▸ **Short problem**: Return all of the data exactly as written, without the pictures.
[Given material start]
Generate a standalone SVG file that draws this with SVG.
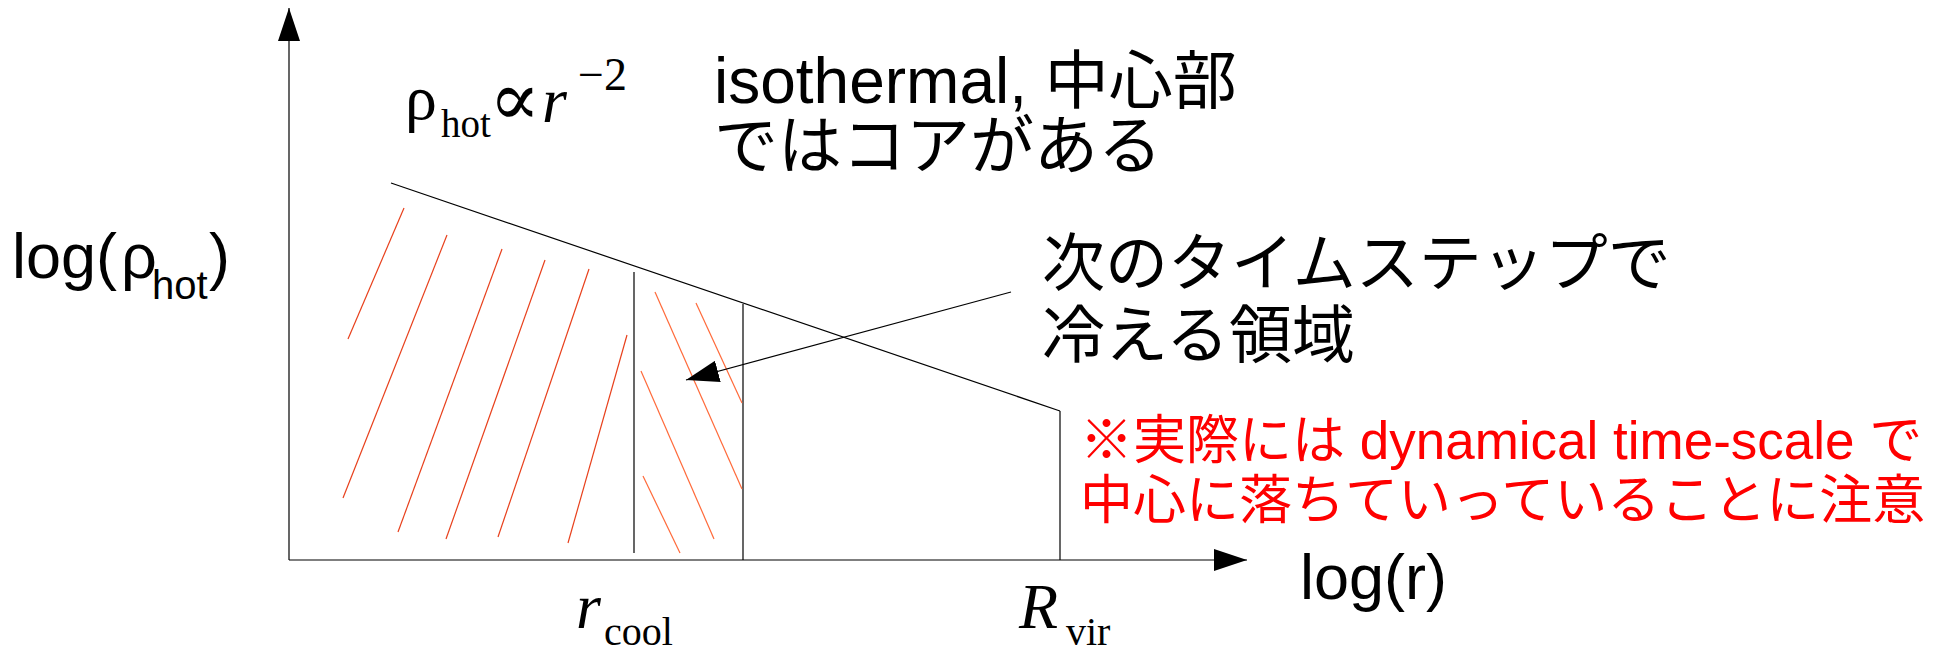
<svg xmlns="http://www.w3.org/2000/svg" width="1933" height="651" viewBox="0 0 1933 651">
<style>
.ln{stroke:#000;stroke-width:1.2;fill:none}
.hl{stroke:#e8401c;stroke-width:1.2}
.hr{stroke:#ff6a3a;stroke-width:1.2}
.sans{font-family:"Liberation Sans","Noto Sans CJK JP",sans-serif;fill:#000}
.cjk{font-family:"Liberation Sans","Noto Sans CJK JP",sans-serif}
.serif{font-family:"Liberation Serif","DejaVu Serif",serif;fill:#000}
.red{fill:#ff0000}
</style>
<defs>
<marker id="ah" markerUnits="userSpaceOnUse" markerWidth="34" markerHeight="22" refX="33" refY="11" orient="auto" viewBox="0 0 34 22">
<path d="M0,0 L33,11 L0,22 z" fill="#000"/>
</marker>
</defs>
<rect width="1933" height="651" fill="#fff"/>
<g id="axes">
<line class="ln" x1="289" y1="560" x2="289" y2="8" marker-end="url(#ah)"/>
<line class="ln" x1="289" y1="560" x2="1247" y2="560" marker-end="url(#ah)"/>
</g>
<g id="profile">
<line class="ln" x1="391" y1="183" x2="1060" y2="411"/>
<line class="ln" x1="634" y1="272" x2="634" y2="553"/>
<line class="ln" x1="743" y1="304" x2="743" y2="560"/>
<line class="ln" x1="1060" y1="411" x2="1060" y2="560"/>
</g>
<g id="hatch-inner">
<line class="hl" x1="404" y1="208" x2="348" y2="339"/>
<line class="hl" x1="447" y1="235" x2="343" y2="498"/>
<line class="hl" x1="502" y1="249" x2="398" y2="532"/>
<line class="hl" x1="545" y1="260" x2="446" y2="539"/>
<line class="hl" x1="589" y1="269" x2="498" y2="537"/>
<line class="hl" x1="627" y1="335" x2="568" y2="543"/>
</g>
<g id="hatch-shell">
<line class="hr" x1="655" y1="292" x2="742" y2="489"/>
<line class="hr" x1="696" y1="303" x2="742" y2="403"/>
<line class="hr" x1="641" y1="371" x2="714" y2="539"/>
<line class="hr" x1="643" y1="476" x2="680" y2="553"/>
</g>
<g id="connectors">
<line class="ln" x1="1011" y1="292" x2="686" y2="380" marker-end="url(#ah)"/>
</g>
<g id="formula">
<text class="serif"><tspan x="405" y="119" font-size="64">ρ</tspan><tspan x="441" y="137" font-size="39">hot</tspan><tspan x="489" y="125" font-size="76" font-family="DejaVu Serif">∝</tspan><tspan x="542" y="122" font-style="italic" font-size="64">r</tspan><tspan x="578" y="90" font-size="46">−2</tspan></text>
</g>
<g id="label-ylabel">
<text class="sans" font-size="63"><tspan x="12" y="278">log(</tspan><tspan x="121" y="278">ρ</tspan><tspan x="152" y="299" font-size="40">hot</tspan><tspan x="209" y="278">)</tspan></text>
</g>
<g id="label-xlabel">
<text class="sans" font-size="63" x="1300" y="599">log(r)</text>
</g>
<g id="label-isothermal">
<text class="sans" font-size="64"><tspan x="714" y="103">isothermal, 中心部</tspan><tspan x="714" y="168">ではコアがある</tspan></text>
</g>
<g id="label-next">
<text class="sans" font-size="63"><tspan x="1042" y="285">次のタイムステップで</tspan><tspan x="1042" y="357">冷える領域</tspan></text>
</g>
<g id="label-note">
<text class="cjk red" font-size="53"><tspan x="1080" y="459">※実際には dynamical time-scale で</tspan><tspan x="1080" y="519">中心に落ちていっていることに注意</tspan></text>
</g>
<g id="label-rcool">
<text class="serif"><tspan x="576" y="628" font-size="64" font-style="italic">r</tspan><tspan x="604" y="645" font-size="40">cool</tspan></text>
</g>
<g id="label-rvir">
<text class="serif"><tspan x="1019" y="628" font-size="64" font-style="italic">R</tspan><tspan x="1066" y="645" font-size="40">vir</tspan></text>
</g>
</svg>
[Given material end]
▸ **Solved exercise**:
Generate a standalone SVG file that draws this with SVG.
<svg xmlns="http://www.w3.org/2000/svg" width="1933" height="651" viewBox="0 0 1933 651">
<style>
.ln{stroke:#000;stroke-width:1.2;fill:none}
.hl{stroke:#e8401c;stroke-width:1.2}
.hr{stroke:#ff6a3a;stroke-width:1.2}
.sans{font-family:"Liberation Sans","Noto Sans CJK JP",sans-serif;fill:#000}
.cjk{font-family:"Liberation Sans","Noto Sans CJK JP",sans-serif}
.serif{font-family:"Liberation Serif","DejaVu Serif",serif;fill:#000}
.red{fill:#ff0000}
</style>
<defs>
<marker id="ah" markerUnits="userSpaceOnUse" markerWidth="34" markerHeight="22" refX="33" refY="11" orient="auto" viewBox="0 0 34 22">
<path d="M0,0 L33,11 L0,22 z" fill="#000"/>
</marker>
</defs>
<rect width="1933" height="651" fill="#fff"/>
<g id="axes">
<line class="ln" x1="289" y1="560" x2="289" y2="8" marker-end="url(#ah)"/>
<line class="ln" x1="289" y1="560" x2="1247" y2="560" marker-end="url(#ah)"/>
</g>
<g id="profile">
<line class="ln" x1="391" y1="183" x2="1060" y2="411"/>
<line class="ln" x1="634" y1="272" x2="634" y2="553"/>
<line class="ln" x1="743" y1="304" x2="743" y2="560"/>
<line class="ln" x1="1060" y1="411" x2="1060" y2="560"/>
</g>
<g id="hatch-inner">
<line class="hl" x1="404" y1="208" x2="348" y2="339"/>
<line class="hl" x1="447" y1="235" x2="343" y2="498"/>
<line class="hl" x1="502" y1="249" x2="398" y2="532"/>
<line class="hl" x1="545" y1="260" x2="446" y2="539"/>
<line class="hl" x1="589" y1="269" x2="498" y2="537"/>
<line class="hl" x1="627" y1="335" x2="568" y2="543"/>
</g>
<g id="hatch-shell">
<line class="hr" x1="655" y1="292" x2="742" y2="489"/>
<line class="hr" x1="696" y1="303" x2="742" y2="403"/>
<line class="hr" x1="641" y1="371" x2="714" y2="539"/>
<line class="hr" x1="643" y1="476" x2="680" y2="553"/>
</g>
<g id="connectors">
<line class="ln" x1="1011" y1="292" x2="686" y2="380" marker-end="url(#ah)"/>
</g>
<g id="formula">
<text class="serif"><tspan x="405" y="119" font-size="64">ρ</tspan><tspan x="441" y="137" font-size="39">hot</tspan><tspan x="489" y="125" font-size="76" font-family="DejaVu Serif">∝</tspan><tspan x="542" y="122" font-style="italic" font-size="64">r</tspan><tspan x="578" y="90" font-size="46">−2</tspan></text>
</g>
<g id="label-ylabel">
<text class="sans" font-size="63"><tspan x="12" y="278">log(</tspan><tspan x="121" y="278">ρ</tspan><tspan x="152" y="299" font-size="40">hot</tspan><tspan x="209" y="278">)</tspan></text>
</g>
<g id="label-xlabel">
<text class="sans" font-size="63" x="1300" y="599">log(r)</text>
</g>
<g id="label-isothermal">
<text class="sans" font-size="64"><tspan x="714" y="103">isothermal, 中心部</tspan><tspan x="714" y="168">ではコアがある</tspan></text>
</g>
<g id="label-next">
<text class="sans" font-size="63"><tspan x="1042" y="285">次のタイムステップで</tspan><tspan x="1042" y="357">冷える領域</tspan></text>
</g>
<g id="label-note">
<text class="cjk red" font-size="53"><tspan x="1080" y="459">※実際には dynamical time-scale で</tspan><tspan x="1080" y="519">中心に落ちていっていることに注意</tspan></text>
</g>
<g id="label-rcool">
<text class="serif"><tspan x="576" y="628" font-size="64" font-style="italic">r</tspan><tspan x="604" y="645" font-size="40">cool</tspan></text>
</g>
<g id="label-rvir">
<text class="serif"><tspan x="1019" y="628" font-size="64" font-style="italic">R</tspan><tspan x="1066" y="645" font-size="40">vir</tspan></text>
</g>
</svg>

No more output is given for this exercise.